▸ Task
Extract, word for word, every line from the one containing "Generate a Python" through the one containing "color=line_color or color)))", with both end lines kept.

▸ Records provided
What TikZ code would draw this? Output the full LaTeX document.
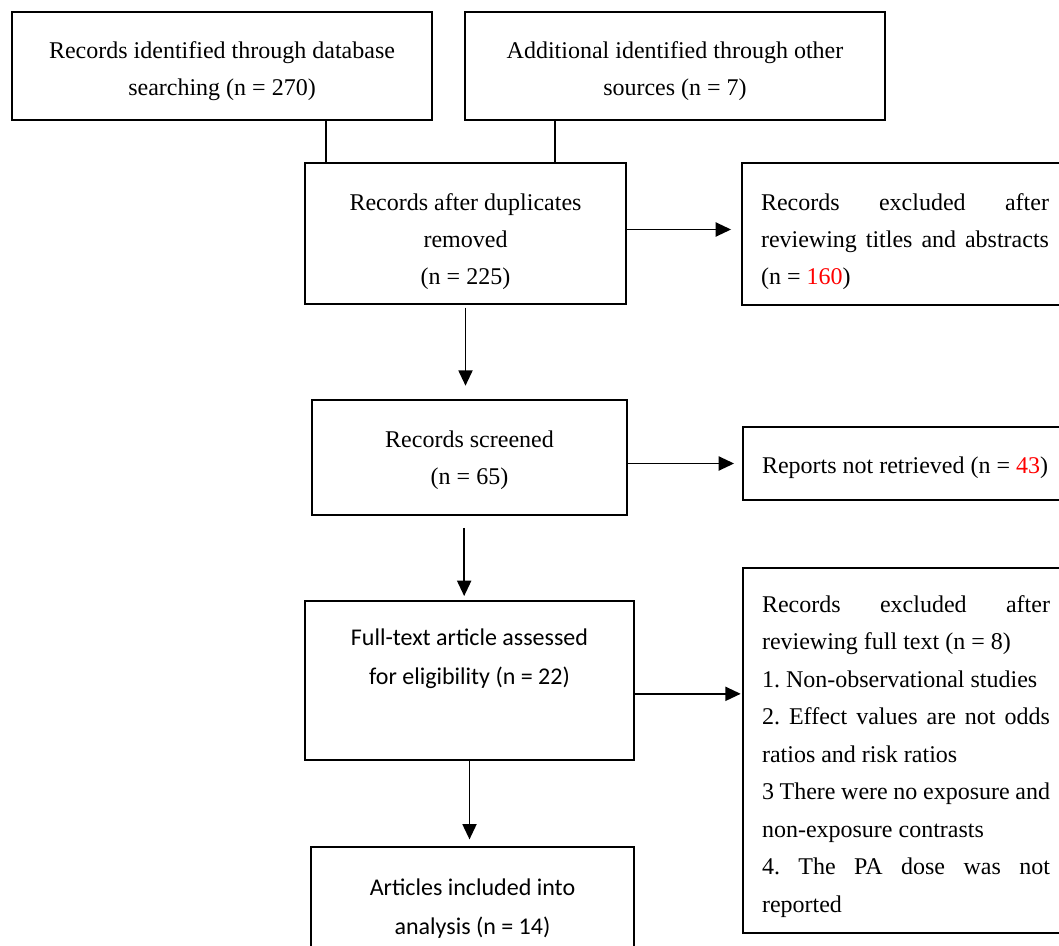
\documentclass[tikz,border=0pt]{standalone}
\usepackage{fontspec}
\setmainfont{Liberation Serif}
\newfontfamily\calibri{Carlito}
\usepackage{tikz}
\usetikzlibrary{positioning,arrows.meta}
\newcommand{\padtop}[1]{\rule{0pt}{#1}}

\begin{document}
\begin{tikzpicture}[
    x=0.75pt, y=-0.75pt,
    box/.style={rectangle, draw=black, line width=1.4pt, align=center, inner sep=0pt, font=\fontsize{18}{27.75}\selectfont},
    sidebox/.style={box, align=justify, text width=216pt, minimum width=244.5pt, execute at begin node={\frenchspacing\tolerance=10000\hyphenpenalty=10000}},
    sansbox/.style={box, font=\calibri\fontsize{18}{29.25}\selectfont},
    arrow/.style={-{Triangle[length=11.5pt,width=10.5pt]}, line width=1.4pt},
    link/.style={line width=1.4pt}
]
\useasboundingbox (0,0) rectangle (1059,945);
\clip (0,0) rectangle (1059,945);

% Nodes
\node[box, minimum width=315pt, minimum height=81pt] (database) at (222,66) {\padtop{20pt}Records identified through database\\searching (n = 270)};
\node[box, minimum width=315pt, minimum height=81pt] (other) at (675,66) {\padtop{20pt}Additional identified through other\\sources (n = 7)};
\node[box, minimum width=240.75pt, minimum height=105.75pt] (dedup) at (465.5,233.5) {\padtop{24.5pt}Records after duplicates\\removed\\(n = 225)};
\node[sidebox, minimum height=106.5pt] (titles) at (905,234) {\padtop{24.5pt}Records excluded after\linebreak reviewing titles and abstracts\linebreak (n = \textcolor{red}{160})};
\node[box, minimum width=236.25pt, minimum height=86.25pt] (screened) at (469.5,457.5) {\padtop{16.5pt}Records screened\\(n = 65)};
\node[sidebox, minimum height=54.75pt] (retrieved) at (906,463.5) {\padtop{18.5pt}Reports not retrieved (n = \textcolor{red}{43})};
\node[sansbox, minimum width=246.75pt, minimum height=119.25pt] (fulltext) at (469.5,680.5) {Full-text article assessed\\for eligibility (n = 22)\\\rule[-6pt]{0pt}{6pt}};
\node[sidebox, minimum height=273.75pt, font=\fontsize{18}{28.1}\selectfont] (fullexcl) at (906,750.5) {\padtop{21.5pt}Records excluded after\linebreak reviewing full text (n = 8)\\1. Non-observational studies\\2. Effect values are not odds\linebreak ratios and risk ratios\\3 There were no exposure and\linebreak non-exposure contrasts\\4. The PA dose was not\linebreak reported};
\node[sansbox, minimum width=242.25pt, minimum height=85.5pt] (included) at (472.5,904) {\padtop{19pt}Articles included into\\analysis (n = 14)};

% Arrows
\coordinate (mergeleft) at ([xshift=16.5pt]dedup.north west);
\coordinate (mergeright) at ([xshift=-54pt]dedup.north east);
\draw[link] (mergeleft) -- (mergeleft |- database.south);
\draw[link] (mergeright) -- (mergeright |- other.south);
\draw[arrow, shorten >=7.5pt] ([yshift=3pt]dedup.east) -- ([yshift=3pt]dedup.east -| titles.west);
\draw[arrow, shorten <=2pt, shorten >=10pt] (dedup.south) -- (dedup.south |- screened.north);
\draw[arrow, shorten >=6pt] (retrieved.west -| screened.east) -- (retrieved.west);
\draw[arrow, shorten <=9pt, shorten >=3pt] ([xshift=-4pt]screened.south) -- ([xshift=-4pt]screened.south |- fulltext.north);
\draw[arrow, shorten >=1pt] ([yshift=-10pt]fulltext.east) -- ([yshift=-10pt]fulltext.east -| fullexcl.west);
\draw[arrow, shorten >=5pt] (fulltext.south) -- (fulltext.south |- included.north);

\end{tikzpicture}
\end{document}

==

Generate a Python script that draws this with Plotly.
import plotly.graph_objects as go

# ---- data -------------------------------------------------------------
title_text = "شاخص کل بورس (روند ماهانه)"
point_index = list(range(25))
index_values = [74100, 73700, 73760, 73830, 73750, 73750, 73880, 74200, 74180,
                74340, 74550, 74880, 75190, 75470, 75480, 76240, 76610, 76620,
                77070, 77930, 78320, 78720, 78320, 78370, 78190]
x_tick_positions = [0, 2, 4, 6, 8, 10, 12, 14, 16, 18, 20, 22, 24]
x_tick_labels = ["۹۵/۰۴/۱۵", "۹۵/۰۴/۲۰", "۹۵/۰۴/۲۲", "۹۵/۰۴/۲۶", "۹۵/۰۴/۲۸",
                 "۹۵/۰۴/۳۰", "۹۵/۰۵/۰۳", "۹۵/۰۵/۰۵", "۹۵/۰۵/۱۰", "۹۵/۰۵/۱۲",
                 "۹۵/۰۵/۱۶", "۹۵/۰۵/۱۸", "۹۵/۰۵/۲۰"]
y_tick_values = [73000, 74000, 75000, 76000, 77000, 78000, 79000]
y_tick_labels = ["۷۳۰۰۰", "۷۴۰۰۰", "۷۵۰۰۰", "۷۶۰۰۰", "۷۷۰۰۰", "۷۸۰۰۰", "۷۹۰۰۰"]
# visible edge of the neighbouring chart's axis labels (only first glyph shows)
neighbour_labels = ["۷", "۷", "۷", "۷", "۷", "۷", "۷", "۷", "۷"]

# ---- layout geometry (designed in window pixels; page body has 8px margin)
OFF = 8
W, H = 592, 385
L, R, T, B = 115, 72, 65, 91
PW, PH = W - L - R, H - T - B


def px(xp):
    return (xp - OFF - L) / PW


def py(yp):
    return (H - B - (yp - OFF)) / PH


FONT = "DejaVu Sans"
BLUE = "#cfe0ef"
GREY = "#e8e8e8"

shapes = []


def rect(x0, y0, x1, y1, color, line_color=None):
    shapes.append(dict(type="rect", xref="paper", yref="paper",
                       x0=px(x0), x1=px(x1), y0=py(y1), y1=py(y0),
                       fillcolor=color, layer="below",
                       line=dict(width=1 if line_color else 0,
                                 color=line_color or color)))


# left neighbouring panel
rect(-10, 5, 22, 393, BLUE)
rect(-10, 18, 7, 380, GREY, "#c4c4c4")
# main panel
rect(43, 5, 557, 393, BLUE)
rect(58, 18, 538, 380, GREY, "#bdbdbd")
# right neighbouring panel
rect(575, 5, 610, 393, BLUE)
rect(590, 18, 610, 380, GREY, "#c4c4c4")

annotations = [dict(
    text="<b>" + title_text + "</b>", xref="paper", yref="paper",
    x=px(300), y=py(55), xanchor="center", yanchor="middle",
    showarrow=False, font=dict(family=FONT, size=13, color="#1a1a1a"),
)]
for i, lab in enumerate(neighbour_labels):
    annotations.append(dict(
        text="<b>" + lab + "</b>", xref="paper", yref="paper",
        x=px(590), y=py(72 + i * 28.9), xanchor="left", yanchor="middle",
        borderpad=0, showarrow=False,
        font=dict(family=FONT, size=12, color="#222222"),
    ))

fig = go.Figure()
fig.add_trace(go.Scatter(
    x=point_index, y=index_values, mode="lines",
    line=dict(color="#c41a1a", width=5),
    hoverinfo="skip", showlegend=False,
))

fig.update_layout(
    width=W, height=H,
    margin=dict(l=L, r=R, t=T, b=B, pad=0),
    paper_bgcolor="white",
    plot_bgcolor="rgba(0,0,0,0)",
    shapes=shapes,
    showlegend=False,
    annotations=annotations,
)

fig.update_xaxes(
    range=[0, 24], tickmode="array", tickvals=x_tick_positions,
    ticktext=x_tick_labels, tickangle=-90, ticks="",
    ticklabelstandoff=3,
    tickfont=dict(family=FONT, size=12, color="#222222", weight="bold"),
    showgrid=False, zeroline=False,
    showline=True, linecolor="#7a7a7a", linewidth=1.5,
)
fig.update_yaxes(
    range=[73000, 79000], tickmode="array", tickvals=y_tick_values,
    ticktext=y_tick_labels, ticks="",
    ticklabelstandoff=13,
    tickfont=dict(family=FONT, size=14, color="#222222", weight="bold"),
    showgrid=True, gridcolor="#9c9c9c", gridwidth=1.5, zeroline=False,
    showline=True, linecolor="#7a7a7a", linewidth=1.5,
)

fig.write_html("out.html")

▸ Reply to the exercise
Generate a Python script that draws this with Plotly.
import plotly.graph_objects as go

# ---- data -------------------------------------------------------------
title_text = "شاخص کل بورس (روند ماهانه)"
point_index = list(range(25))
index_values = [74100, 73700, 73760, 73830, 73750, 73750, 73880, 74200, 74180,
                74340, 74550, 74880, 75190, 75470, 75480, 76240, 76610, 76620,
                77070, 77930, 78320, 78720, 78320, 78370, 78190]
x_tick_positions = [0, 2, 4, 6, 8, 10, 12, 14, 16, 18, 20, 22, 24]
x_tick_labels = ["۹۵/۰۴/۱۵", "۹۵/۰۴/۲۰", "۹۵/۰۴/۲۲", "۹۵/۰۴/۲۶", "۹۵/۰۴/۲۸",
                 "۹۵/۰۴/۳۰", "۹۵/۰۵/۰۳", "۹۵/۰۵/۰۵", "۹۵/۰۵/۱۰", "۹۵/۰۵/۱۲",
                 "۹۵/۰۵/۱۶", "۹۵/۰۵/۱۸", "۹۵/۰۵/۲۰"]
y_tick_values = [73000, 74000, 75000, 76000, 77000, 78000, 79000]
y_tick_labels = ["۷۳۰۰۰", "۷۴۰۰۰", "۷۵۰۰۰", "۷۶۰۰۰", "۷۷۰۰۰", "۷۸۰۰۰", "۷۹۰۰۰"]
# visible edge of the neighbouring chart's axis labels (only first glyph shows)
neighbour_labels = ["۷", "۷", "۷", "۷", "۷", "۷", "۷", "۷", "۷"]

# ---- layout geometry (designed in window pixels; page body has 8px margin)
OFF = 8
W, H = 592, 385
L, R, T, B = 115, 72, 65, 91
PW, PH = W - L - R, H - T - B


def px(xp):
    return (xp - OFF - L) / PW


def py(yp):
    return (H - B - (yp - OFF)) / PH


FONT = "DejaVu Sans"
BLUE = "#cfe0ef"
GREY = "#e8e8e8"

shapes = []


def rect(x0, y0, x1, y1, color, line_color=None):
    shapes.append(dict(type="rect", xref="paper", yref="paper",
                       x0=px(x0), x1=px(x1), y0=py(y1), y1=py(y0),
                       fillcolor=color, layer="below",
                       line=dict(width=1 if line_color else 0,
                                 color=line_color or color)))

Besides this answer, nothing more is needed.